A combination of higher prices and interest rates, continued coronavirus lockdowns in China and geopolitical risks like Russia’s invasion of Ukraine could exacerbate global supply chain disruptions and slow down the growth of the world economy, said Villafuerte.
“But thanks to the correct policies of the President and his economic managers, experts believe that the Philippines has been shielded from an impending slowdown of the global economy and, even better, is projected to remain as one of the fastest-growing economies, if not the fastest-growing economy, in the region this 2023,” he said.
He noted that the New York-based credit rater Moody’s Investors Service projected the Philippines to record the fastest GDP growth in the Asia-Pacific region in 2023 at 6.4 percent, followed by Vietnam (6.1 percent), China (5.1 percent), Indonesia (4.7 percent) and Thailand (3.9 percent).
Second fastest
THE Maybank Investment Banking Group predicted GDP expansion of the Philippines to become the second fastest (after Vietnam) in the region and above the average of the ASEAN-5 (Association of Southeast Asian Nations) for both 2022 and 2023.
S&P Global Ratings said in a report that domestically-led economies like the Philippines, India and Indonesia are likely to raise the average growth rate in the Asia-Pacific region because of strong consumption.

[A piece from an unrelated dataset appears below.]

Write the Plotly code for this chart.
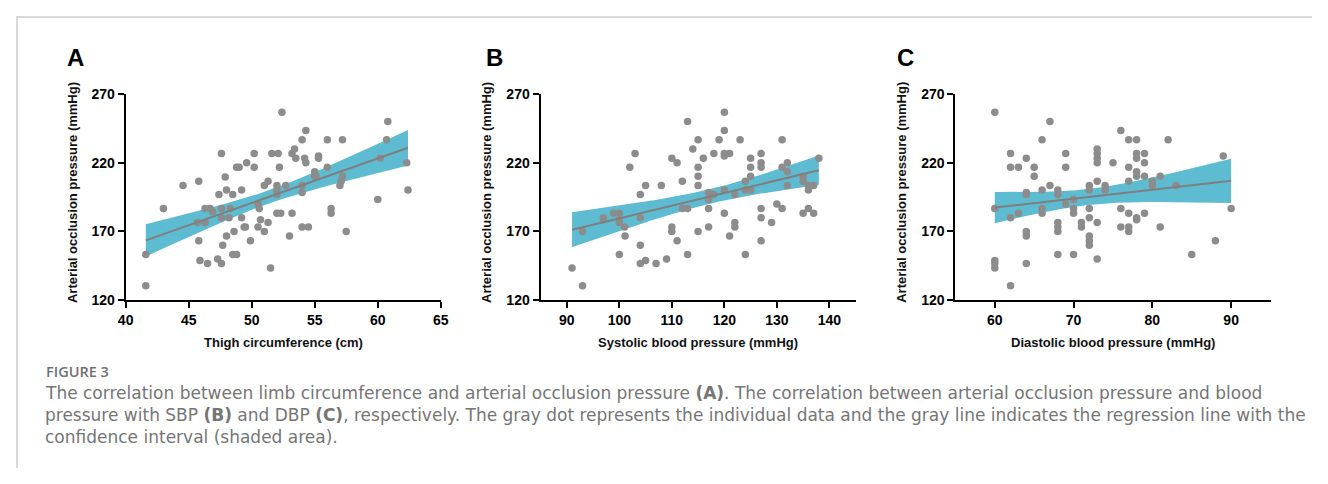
import numpy as np
import plotly.graph_objects as go

# ---------------- data ----------------
thigh_cm = [41.6, 41.6, 43.0, 44.55, 45.8, 45.7, 45.8, 45.9, 46.3, 46.3, 46.5, 46.7, 46.9, 47.3,
            47.4, 47.6, 47.6, 47.6, 47.6, 47.7, 47.9, 48.0, 48.0, 48.2, 48.3, 48.5, 48.5, 48.6,
            48.8, 48.8, 49.0, 49.2, 49.2, 49.4, 49.5, 49.6, 49.9, 50.2, 50.2, 50.5, 50.5, 50.6,
            50.7, 51.0, 51.0, 51.3, 51.3, 51.5, 51.6, 52.0, 52.0, 52.0, 52.0, 52.1, 52.2, 52.3,
            52.4, 52.7, 53.0, 53.2, 53.2, 53.4, 53.5, 54.0, 54.0, 54.0, 54.0, 54.2, 54.3, 54.3,
            54.5, 55.0, 55.0, 55.1, 55.3, 55.3, 56.0, 56.0, 56.3, 56.3, 57.0, 57.1, 57.2, 57.2,
            57.5, 60.0, 60.2, 60.7, 60.8, 62.3, 62.4]
thigh_aop = [130.4, 153.2, 186.6, 203.4, 206.6, 176.5, 163.1, 148.7, 176.5, 186.6, 146.6, 186.6, 184.3, 149.9,
             196.8, 186.6, 180.0, 146.6, 226.7, 159.8, 209.7, 200.1, 166.6, 180.0, 186.6, 196.8, 153.2, 169.9,
             153.2, 216.8, 216.8, 200.1, 180.0, 173.2, 173.2, 220.0, 163.1, 216.8, 226.7, 173.2, 189.9, 186.6,
             178.4, 169.9, 203.4, 206.6, 176.5, 143.3, 226.7, 203.4, 200.1, 196.8, 183.3, 226.7, 216.8, 183.3,
             256.8, 203.4, 166.6, 183.3, 226.7, 230.0, 223.4, 236.8, 203.4, 198.4, 173.2, 223.4, 243.6, 220.0,
             173.2, 213.5, 210.2, 210.2, 225.0, 223.4, 216.8, 236.8, 186.6, 183.3, 203.4, 206.6, 210.2, 236.8,
             169.9, 193.2, 223.4, 236.8, 250.2, 220.0, 200.1]

sbp_mmhg = [91, 93, 93, 97, 97, 98.9, 100, 100, 100, 101, 101.1, 100, 102, 103, 104, 104, 104, 104,
            105, 105, 107, 108, 109, 110, 110, 110, 111, 111, 112, 112, 113, 113, 113, 114, 115, 115,
            115, 115, 115, 116, 117, 117, 117, 117, 118, 118, 119, 120, 120, 120, 120, 120, 120, 121,
            121, 122, 122, 122, 123, 124, 124, 124, 125, 125, 125, 125, 127, 127, 127, 127, 127, 127,
            129, 130, 131, 131, 131, 132, 132, 132, 135, 135, 135, 136, 136, 136, 137, 137, 138]
sbp_aop = [143.3, 130.4, 169.9, 180.0, 178.4, 183.3, 183.3, 176.5, 178.4, 173.2, 166.6, 153.2, 216.8, 226.7,
           196.8, 180.0, 159.8, 146.6, 148.7, 203.4, 146.6, 203.4, 149.9, 223.4, 173.2, 169.9, 220.0, 163.1,
           206.6, 186.6, 250.2, 186.6, 153.2, 230.0, 236.8, 216.8, 210.2, 203.4, 169.9, 223.4, 198.4, 193.2,
           186.6, 173.2, 226.7, 196.8, 236.8, 256.8, 243.6, 226.7, 225.0, 200.1, 183.3, 226.7, 166.6, 196.8,
           176.5, 173.2, 236.8, 206.6, 200.1, 153.2, 223.4, 216.8, 210.2, 200.1, 226.7, 220.0, 216.8, 186.6,
           180.0, 163.1, 176.5, 189.9, 236.8, 216.8, 186.6, 220.0, 213.5, 203.4, 210.2, 206.6, 183.3, 203.4,
           200.1, 186.6, 203.4, 183.3, 223.4]

dbp_mmhg = [60, 60, 60, 60, 60, 62, 62, 62, 62, 63, 63, 64, 64, 64, 64, 64, 64, 65, 65, 66, 66, 66, 66,
            67, 67, 68, 68, 68, 68, 68, 68, 69, 69, 69, 70, 70, 70, 70, 71, 71, 72, 72, 72, 72, 72, 72, 72,
            73, 73, 73, 73, 73, 73, 73, 74, 74, 75, 76, 76, 76, 77, 77, 77, 77, 77, 77, 78, 78, 78, 78, 78,
            78, 78, 79, 79, 79, 79, 80, 80, 81, 81, 82, 83, 85, 88, 89, 90]
dbp_aop = [256.8, 186.6, 148.7, 146.6, 143.3, 226.7, 216.8, 180.0, 130.4, 216.8, 183.3, 223.4, 198.4, 196.8,
           169.9, 166.6, 146.6, 216.8, 210.2, 236.8, 200.1, 186.6, 183.3, 250.2, 203.4, 200.1, 196.8, 176.5,
           173.2, 169.9, 153.2, 226.7, 216.8, 189.9, 193.2, 186.6, 183.3, 153.2, 176.5, 173.2, 203.4, 200.1,
           186.6, 180.0, 166.6, 163.1, 159.8, 230.0, 226.7, 223.4, 220.0, 206.6, 176.5, 149.9, 203.4, 200.1,
           220.0, 243.6, 186.6, 173.2, 236.8, 216.8, 206.6, 183.3, 173.2, 169.9, 236.8, 226.7, 223.4, 213.5,
           210.2, 180.0, 178.4, 226.7, 220.0, 210.2, 183.3, 206.6, 203.4, 210.2, 173.2, 236.8, 203.4, 153.2,
           163.1, 225.0, 186.6]

panel_letters = ["A", "B", "C"]
x_titles = ["Thigh circumference (cm)", "Systolic blood pressure (mmHg)", "Diastolic blood pressure (mmHg)"]
y_title = "Arterial occlusion pressure (mmHg)"
x_ranges = [[40, 65], [85, 145], [55, 95]]
x_ticks = [[40, 45, 50, 55, 60, 65], [90, 100, 110, 120, 130, 140], [60, 70, 80, 90]]
y_ticks = [120, 170, 220, 270]

caption_head = "FIGURE 3"
caption_lines = [
    "The correlation between limb circumference and arterial occlusion pressure <b>(A)</b>. The correlation between arterial occlusion pressure and blood",
    "pressure with SBP <b>(B)</b> and DBP <b>(C)</b>, respectively. The gray dot represents the individual data and the gray line indicates the regression line with the",
    "confidence interval (shaded area).",
]

# ---------------- styling / layout ----------------
# The page body keeps its default 8px margin, so the figure is 16px smaller than the window.
PAGE_W, PAGE_H, M = 1328, 484, 8
W, H = PAGE_W - 2 * M, PAGE_H - 2 * M

def px_x(p):   # window pixel -> paper fraction
    return (p - M) / W

def px_y(p):
    return 1 - (p - M) / H

DOT = "#8c8c8c"
LINE = "#7f7f7f"
BAND = "#5dbcd1"
x_px = [(119, 438), (539, 858), (959, 1278)]
y_px = (89, 302)
letter_px = [68, 492, 908]
ytitle_px = [65, 485, 905]
T_CRIT = 1.987

def regression(x, y):
    x = np.asarray(x, float); y = np.asarray(y, float)
    n = len(x)
    b, a = np.polyfit(x, y, 1)
    resid = y - (a + b * x)
    s = np.sqrt(np.sum(resid ** 2) / (n - 2))
    xm = x.mean(); sxx = np.sum((x - xm) ** 2)
    xs = np.linspace(x.min(), x.max(), 100)
    fit = a + b * xs
    se = s * np.sqrt(1.0 / n + (xs - xm) ** 2 / sxx)
    return xs, fit, fit - T_CRIT * se, fit + T_CRIT * se

fig = go.Figure()
datasets = [(thigh_cm, thigh_aop), (sbp_mmhg, sbp_aop), (dbp_mmhg, dbp_aop)]
annotations = []
tickfont = dict(family="Liberation Sans, Arial, sans-serif", size=14, color="black", weight="bold")
title_font = dict(family="Liberation Sans, Arial", size=13, color="#111", weight="bold")

for i, (xv, yv) in enumerate(datasets):
    xa = "x" if i == 0 else f"x{i+1}"
    ya = "y" if i == 0 else f"y{i+1}"
    xs, fit, lo, hi = regression(xv, yv)
    fig.add_trace(go.Scatter(x=np.concatenate([xs, xs[::-1]]), y=np.concatenate([hi, lo[::-1]]),
                             fill="toself", fillcolor=BAND, line=dict(width=0), mode="lines",
                             hoverinfo="skip", showlegend=False, xaxis=xa, yaxis=ya))
    fig.add_trace(go.Scatter(x=xv, y=yv, mode="markers",
                             marker=dict(color=DOT, size=7.5, line=dict(width=0)),
                             showlegend=False, xaxis=xa, yaxis=ya))
    fig.add_trace(go.Scatter(x=xs, y=fit, mode="lines", line=dict(color=LINE, width=2),
                             showlegend=False, xaxis=xa, yaxis=ya))

    axis_common = dict(showgrid=False, zeroline=False, showline=True, linecolor="black", linewidth=2,
                       ticks="outside", ticklen=6, tickwidth=2, tickcolor="black", tickfont=tickfont)
    fig.update_layout(**{
        ("xaxis" if i == 0 else f"xaxis{i+1}"): dict(
            domain=[px_x(x_px[i][0]), px_x(x_px[i][1])], range=x_ranges[i], tickvals=x_ticks[i],
            anchor=ya, **axis_common),
        ("yaxis" if i == 0 else f"yaxis{i+1}"): dict(
            domain=[px_y(y_px[1]), px_y(y_px[0])], range=[120, 270], tickvals=y_ticks,
            anchor=xa, **axis_common),
    })
    annotations.append(dict(text=panel_letters[i], x=px_x(letter_px[i]), y=px_y(51), xref="paper", yref="paper",
                            showarrow=False, xanchor="center", yanchor="middle",
                            font=dict(family="Liberation Sans, Arial", size=24, color="black", weight="bold")))
    annotations.append(dict(text=x_titles[i], x=px_x((x_px[i][0] + x_px[i][1]) / 2), y=px_y(346),
                            xref="paper", yref="paper", showarrow=False, xanchor="center", yanchor="middle",
                            font=title_font))
    annotations.append(dict(text=y_title, x=px_x(ytitle_px[i]), y=px_y(191), xref="paper", yref="paper",
                            showarrow=False, textangle=-90, xanchor="center", yanchor="middle",
                            font=title_font))

annotations.append(dict(text=caption_head, x=px_x(36), y=px_y(376), xref="paper", yref="paper", showarrow=False,
                        xanchor="left", yanchor="middle",
                        font=dict(family="Open Sans, sans-serif", size=14.5, color="#707070", weight=600)))
for k, line in enumerate(caption_lines):
    annotations.append(dict(text=line, x=px_x(35), y=px_y(398 + 23 * k), xref="paper", yref="paper",
                            showarrow=False, xanchor="left", yanchor="middle",
                            font=dict(family="DejaVu Sans, sans-serif", size=17, color="#757575")))

shapes = [
    dict(type="line", xref="paper", yref="paper", x0=0, x1=1, y0=1 - 1 / H, y1=1 - 1 / H,
         line=dict(color="#d9d9d9", width=2)),
    dict(type="line", xref="paper", yref="paper", x0=1 / W, x1=1 / W, y0=0, y1=1,
         line=dict(color="#d9d9d9", width=2)),
]

fig.update_layout(width=W, height=H, margin=dict(l=0, r=0, t=0, b=0), paper_bgcolor="white",
                  plot_bgcolor="white", annotations=annotations, shapes=shapes, showlegend=False)
fig.write_html("out.html", config={"displayModeBar": False})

In their November Market Call report, the First Metro Investment Corp. and University of Asia and the Pacific (FMIC-UA&P) saw our GDP growing by 7.4 percent mainly because of strong third-quarter growth and record employment levels.
According to the Philippine Statistics Authority (PSA), the employment rate improved by 95.5 percent to 47.11 million jobs in October 2022, or up from 43.82 million a year ago or an increase of about 3.2 million jobs.
The unemployment rate also went down by 4.5 percent to 2.24 million Filipinos from the 3.5 million unemployed in October 2021, said the PSA.
It said this unemployment rate last October was back to the pre-pandemic level of 4.5 percent in October 2019.
The Department of Trade and Industry (DTI) has reported that excluding President Marcos’ trip to Belgium in December to attend the Asean-EU Commemorative Summit in Brussels, his slew of top-level meetings with business groups and investors in Indonesia, Singapore, the United States, Cambodia and Thailand yielded combined investment pledges of $23.6 billion.